An IRA bomb explodes in the Bishopsgate area of London.
The Bishopsgate bombing occurred on 24 April 1993, when the Provisional Irish Republican Army detonated a powerful truck bomb on Bishopsgate, a major thoroughfare in London’s financial district, the City of London. Telephoned warnings were sent about an hour beforehand, but a news photographer was killed in the blast and 44 people were injured, with fatalities only minimised due to it occurring on a Saturday. The blast destroyed the nearby St Ethelburga’s church and wrecked Liverpool Street station and the NatWest Tower. The financial cost was severe, estimated at the time to be over £1 billion of damage, making it the costliest terrorist attack at the time.
As a result of the bombing, which happened just over a year after the bombing of the nearby Baltic Exchange, a “ring of steel” was implemented to protect the City, and many firms introduced disaster recovery plans in case of further attacks or similar disasters. £350 million was spent on repairing damage. In 1994 detectives believed they know the identities of the IRA bombers, but lacked sufficient evidence to arrest them.
In March 1993, an Iveco tipper truck was stolen in Newcastle-under-Lyme, Staffordshire, and repainted from white to dark blue. A 1 tonne ANFO bomb made by the IRA’s South Armagh Brigade had been smuggled into England and was placed in the truck, hidden underneath a layer of tarmac. At about 9 am on 24 April, two volunteers from an IRA active service unit drove the truck containing the bomb onto Bishopsgate. They parked the truck outside 99 Bishopsgate, which was then the Hongkong and Shanghai Bank, located by the junction with Wormwood Street and Camomile Street, and left the area in a car driven by an accomplice. A series of telephone warnings were then sent from a phonebox in Forkhill, County Armagh, Northern Ireland, with the caller using a recognised IRA codeword and stating “a massive bomb… clear a wide area”. The first warnings were sent about one hour before the bomb detonated. Two police officers were already making inquiries into the truck when the warnings were received, and police began evacuating the area.

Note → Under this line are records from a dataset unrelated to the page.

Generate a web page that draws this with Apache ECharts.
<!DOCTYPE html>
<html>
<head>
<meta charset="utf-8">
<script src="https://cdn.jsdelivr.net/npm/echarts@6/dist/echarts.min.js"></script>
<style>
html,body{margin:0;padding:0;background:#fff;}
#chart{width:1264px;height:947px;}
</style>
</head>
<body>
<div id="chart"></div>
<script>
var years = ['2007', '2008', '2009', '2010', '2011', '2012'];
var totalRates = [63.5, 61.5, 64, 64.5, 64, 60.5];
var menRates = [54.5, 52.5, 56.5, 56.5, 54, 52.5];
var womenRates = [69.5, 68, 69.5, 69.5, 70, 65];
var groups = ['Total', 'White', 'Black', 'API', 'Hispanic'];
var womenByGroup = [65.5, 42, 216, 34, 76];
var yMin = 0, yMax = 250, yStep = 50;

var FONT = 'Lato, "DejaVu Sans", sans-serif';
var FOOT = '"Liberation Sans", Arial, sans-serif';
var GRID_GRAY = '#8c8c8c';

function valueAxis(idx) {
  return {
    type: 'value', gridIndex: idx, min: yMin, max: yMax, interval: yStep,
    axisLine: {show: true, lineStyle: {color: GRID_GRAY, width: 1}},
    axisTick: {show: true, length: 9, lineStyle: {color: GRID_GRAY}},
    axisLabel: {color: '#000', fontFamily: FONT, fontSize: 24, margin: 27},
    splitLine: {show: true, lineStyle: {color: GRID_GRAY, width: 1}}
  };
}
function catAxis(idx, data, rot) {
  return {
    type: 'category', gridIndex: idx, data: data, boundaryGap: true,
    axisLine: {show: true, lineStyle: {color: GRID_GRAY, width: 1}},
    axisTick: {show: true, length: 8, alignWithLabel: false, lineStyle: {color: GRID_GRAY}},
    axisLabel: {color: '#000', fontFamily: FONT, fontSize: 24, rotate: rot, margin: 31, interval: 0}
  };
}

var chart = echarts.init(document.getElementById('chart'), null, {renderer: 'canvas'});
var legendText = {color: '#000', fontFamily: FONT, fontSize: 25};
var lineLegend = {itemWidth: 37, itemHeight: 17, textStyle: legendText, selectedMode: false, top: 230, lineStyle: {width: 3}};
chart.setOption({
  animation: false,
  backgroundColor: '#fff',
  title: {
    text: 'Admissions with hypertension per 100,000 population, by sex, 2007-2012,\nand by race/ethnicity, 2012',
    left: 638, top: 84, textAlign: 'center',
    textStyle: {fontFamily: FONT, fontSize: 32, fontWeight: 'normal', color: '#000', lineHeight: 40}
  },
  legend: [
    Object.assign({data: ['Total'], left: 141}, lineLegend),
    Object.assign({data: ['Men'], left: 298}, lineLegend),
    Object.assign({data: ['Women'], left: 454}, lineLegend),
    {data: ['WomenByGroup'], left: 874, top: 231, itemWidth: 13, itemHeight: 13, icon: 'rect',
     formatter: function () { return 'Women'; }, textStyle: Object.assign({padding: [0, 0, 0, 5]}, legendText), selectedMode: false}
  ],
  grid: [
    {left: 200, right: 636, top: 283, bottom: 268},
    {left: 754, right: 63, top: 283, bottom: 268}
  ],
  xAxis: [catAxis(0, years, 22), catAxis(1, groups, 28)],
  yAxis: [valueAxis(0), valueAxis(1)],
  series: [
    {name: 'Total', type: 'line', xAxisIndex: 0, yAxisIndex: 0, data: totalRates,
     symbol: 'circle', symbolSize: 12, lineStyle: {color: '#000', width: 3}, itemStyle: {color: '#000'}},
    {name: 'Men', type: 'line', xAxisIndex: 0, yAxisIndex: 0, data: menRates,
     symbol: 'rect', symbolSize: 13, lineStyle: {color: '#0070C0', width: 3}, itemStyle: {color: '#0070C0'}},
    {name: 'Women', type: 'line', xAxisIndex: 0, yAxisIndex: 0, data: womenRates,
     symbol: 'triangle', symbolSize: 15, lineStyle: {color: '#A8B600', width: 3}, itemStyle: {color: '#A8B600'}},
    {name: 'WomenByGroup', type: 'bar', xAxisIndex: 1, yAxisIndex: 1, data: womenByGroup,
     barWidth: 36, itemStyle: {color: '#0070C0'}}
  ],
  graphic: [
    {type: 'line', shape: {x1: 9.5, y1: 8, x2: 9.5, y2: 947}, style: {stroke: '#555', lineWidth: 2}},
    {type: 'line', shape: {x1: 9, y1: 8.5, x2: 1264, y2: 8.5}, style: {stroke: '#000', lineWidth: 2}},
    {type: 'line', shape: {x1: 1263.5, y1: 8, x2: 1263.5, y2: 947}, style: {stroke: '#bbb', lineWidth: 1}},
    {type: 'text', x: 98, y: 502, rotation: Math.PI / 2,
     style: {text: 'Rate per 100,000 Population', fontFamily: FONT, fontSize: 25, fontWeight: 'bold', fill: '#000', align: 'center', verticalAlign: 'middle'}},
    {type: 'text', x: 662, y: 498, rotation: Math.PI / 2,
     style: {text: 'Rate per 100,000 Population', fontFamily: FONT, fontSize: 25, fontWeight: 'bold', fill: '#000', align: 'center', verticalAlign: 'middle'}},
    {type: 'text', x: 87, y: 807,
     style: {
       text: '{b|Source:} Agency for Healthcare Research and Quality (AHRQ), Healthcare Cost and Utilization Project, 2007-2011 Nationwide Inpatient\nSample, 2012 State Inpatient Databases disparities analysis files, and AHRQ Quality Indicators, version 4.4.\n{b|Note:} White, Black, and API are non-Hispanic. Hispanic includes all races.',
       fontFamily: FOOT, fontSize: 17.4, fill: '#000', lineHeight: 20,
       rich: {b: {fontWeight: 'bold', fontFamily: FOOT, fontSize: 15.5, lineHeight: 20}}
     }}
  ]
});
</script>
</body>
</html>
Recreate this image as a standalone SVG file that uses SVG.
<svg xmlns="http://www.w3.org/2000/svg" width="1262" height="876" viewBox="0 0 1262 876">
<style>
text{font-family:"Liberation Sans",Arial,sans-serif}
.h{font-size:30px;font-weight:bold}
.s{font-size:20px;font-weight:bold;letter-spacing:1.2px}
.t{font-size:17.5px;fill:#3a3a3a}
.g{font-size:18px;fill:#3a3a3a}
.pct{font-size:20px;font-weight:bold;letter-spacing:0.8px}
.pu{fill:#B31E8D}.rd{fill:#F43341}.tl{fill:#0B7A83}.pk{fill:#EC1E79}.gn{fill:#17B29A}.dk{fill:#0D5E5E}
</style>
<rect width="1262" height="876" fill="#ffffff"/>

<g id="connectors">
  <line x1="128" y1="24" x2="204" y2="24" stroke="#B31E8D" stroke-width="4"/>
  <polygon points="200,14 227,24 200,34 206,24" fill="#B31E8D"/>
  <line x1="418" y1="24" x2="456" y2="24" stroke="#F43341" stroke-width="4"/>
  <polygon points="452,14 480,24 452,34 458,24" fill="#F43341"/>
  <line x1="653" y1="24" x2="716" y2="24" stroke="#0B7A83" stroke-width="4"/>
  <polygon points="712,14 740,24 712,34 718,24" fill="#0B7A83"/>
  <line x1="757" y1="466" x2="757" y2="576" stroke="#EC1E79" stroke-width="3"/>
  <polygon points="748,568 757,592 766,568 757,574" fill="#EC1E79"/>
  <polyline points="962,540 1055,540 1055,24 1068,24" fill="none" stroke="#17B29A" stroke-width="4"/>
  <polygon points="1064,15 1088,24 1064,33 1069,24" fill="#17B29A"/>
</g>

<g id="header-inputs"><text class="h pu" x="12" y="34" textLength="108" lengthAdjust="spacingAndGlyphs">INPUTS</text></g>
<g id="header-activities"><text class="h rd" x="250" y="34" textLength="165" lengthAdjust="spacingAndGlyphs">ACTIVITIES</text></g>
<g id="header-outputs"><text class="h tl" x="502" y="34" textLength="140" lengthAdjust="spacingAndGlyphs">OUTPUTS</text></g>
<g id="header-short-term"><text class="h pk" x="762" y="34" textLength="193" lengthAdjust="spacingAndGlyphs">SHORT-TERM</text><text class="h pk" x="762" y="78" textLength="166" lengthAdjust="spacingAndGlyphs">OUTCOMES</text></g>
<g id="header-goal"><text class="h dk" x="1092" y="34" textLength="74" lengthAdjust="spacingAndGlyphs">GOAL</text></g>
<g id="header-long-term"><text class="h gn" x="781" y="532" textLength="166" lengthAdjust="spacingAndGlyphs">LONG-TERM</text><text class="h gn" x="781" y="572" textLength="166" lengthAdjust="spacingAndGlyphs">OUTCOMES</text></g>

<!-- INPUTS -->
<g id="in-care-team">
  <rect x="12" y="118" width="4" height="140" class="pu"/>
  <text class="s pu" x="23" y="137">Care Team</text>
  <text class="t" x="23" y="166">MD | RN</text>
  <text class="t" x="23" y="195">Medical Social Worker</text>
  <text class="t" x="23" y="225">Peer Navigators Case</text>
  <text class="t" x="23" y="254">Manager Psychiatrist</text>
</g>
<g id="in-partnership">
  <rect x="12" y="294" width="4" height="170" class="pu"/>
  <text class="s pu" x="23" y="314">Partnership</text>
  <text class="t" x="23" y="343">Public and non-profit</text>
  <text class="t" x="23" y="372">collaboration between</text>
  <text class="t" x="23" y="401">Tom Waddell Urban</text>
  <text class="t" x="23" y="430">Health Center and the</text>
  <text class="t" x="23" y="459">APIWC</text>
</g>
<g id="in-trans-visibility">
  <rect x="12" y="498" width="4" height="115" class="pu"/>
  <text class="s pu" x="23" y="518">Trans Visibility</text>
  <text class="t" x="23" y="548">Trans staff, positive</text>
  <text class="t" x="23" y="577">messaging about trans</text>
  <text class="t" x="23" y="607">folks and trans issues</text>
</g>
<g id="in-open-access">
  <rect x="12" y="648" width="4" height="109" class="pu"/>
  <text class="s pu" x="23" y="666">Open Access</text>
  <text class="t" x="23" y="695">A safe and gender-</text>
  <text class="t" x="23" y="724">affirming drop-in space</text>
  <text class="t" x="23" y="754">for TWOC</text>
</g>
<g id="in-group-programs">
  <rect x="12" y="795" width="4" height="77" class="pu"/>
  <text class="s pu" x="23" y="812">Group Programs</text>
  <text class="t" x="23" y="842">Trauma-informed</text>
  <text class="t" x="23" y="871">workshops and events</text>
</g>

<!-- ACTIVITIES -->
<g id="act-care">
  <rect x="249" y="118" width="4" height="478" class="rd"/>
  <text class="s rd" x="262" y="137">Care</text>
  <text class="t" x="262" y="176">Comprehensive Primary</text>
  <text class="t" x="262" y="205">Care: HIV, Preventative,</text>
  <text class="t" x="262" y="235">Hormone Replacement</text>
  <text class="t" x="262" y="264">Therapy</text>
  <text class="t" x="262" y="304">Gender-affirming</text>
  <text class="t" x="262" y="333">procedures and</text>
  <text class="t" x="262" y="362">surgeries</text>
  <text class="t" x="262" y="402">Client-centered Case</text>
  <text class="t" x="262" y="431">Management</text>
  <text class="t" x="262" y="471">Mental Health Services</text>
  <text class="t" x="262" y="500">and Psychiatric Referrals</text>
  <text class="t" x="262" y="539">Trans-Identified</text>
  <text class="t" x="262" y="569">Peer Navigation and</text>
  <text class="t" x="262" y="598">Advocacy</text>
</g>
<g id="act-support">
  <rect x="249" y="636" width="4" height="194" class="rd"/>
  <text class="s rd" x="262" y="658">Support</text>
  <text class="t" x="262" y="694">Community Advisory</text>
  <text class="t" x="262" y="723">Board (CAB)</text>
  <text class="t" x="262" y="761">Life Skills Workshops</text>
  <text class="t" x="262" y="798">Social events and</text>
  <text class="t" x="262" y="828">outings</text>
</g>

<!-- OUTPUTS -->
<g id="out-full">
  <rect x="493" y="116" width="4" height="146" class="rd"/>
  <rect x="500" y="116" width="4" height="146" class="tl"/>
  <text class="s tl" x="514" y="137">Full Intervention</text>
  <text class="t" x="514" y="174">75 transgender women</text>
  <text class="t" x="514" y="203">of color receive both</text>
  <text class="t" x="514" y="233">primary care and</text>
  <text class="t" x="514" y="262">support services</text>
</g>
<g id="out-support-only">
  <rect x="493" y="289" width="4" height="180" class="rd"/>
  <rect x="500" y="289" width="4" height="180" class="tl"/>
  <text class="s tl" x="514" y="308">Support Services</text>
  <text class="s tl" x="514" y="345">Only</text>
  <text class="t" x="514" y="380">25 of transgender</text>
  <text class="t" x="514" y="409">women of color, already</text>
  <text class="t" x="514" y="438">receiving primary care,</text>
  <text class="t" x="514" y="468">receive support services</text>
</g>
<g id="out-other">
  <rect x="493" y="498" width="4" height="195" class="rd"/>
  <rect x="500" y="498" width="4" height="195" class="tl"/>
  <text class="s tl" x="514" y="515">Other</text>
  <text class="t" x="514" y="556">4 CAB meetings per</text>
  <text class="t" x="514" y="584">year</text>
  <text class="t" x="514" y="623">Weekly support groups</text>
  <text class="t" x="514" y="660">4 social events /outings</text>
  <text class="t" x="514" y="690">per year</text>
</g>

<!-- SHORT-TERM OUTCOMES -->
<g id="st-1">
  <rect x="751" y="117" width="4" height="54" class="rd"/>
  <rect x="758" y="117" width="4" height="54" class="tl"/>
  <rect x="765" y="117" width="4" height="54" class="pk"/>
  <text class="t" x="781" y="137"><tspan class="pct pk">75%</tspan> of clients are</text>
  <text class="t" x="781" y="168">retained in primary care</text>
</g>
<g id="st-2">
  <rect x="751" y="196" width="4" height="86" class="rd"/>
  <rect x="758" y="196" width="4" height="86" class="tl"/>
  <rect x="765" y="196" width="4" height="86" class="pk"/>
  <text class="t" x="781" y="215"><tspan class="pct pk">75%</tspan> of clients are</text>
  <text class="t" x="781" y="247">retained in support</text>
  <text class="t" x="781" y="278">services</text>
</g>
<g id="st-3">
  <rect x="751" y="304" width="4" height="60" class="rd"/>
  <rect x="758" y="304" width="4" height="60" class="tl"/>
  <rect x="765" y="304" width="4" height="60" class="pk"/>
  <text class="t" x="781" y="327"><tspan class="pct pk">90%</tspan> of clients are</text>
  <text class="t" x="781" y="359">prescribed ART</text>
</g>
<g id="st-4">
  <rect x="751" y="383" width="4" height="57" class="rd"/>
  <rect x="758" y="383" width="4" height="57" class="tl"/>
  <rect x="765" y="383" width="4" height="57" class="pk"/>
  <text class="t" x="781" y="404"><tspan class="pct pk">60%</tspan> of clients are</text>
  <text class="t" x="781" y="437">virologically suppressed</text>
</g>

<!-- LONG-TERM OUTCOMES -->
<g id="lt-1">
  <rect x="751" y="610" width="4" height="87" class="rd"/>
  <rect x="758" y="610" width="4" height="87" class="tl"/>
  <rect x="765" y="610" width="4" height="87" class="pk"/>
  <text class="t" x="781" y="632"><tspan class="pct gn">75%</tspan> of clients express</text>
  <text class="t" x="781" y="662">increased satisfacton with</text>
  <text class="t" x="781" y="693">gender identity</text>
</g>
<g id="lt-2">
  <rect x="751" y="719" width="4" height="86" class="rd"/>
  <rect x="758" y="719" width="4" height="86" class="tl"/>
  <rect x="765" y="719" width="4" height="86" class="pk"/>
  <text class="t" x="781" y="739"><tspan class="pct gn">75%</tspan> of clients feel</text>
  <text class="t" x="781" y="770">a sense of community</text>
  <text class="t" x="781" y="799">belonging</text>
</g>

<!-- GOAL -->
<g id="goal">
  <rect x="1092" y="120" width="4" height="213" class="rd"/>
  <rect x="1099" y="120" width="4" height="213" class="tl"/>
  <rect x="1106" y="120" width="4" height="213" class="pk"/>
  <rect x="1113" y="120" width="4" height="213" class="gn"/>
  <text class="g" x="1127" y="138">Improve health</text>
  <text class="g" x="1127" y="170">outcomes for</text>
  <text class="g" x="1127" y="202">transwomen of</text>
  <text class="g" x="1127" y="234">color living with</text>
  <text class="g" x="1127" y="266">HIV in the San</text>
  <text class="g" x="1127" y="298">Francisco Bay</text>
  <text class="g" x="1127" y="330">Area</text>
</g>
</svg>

An Iveco tipper truck, the type used to carry the bomb
The bomb exploded at 10:27 am, causing extensive damage to buildings along a significant stretch of Bishopsgate. The blast raised a mushroom cloud that could be seen across much of London and gouged a 15-foot wide crater in the street. Buildings up to 500 metres away were damaged, with 1,500,000 sq ft of office space being affected and over 500 tonnes of glass broken. The NatWest Tower — at the time the City’s tallest skyscraper – was amongst the structures badly damaged, with many windows on the east side of the tower destroyed; the Daily Mail said “black gaps punched its fifty-two floors like a mouth full of bad teeth”. Damage extended as far north as Liverpool Street station and south beyond Threadneedle Street. St Ethelburga’s church, seven metres away from the bomb, collapsed as a result of the explosion. The cost of repair was estimated at the time at £1 billion. Civilian casualties were low as it was a Saturday morning and the City was typically occupied by only a small number of residents, office workers, security guards, builders, and maintenance staff. Forty-four people were injured by the bomb and News of the World photographer Ed Henty was killed after ignoring police warnings and rushing to the scene. The truck-bomb produced the explosive power of 1,200 kg of TNT.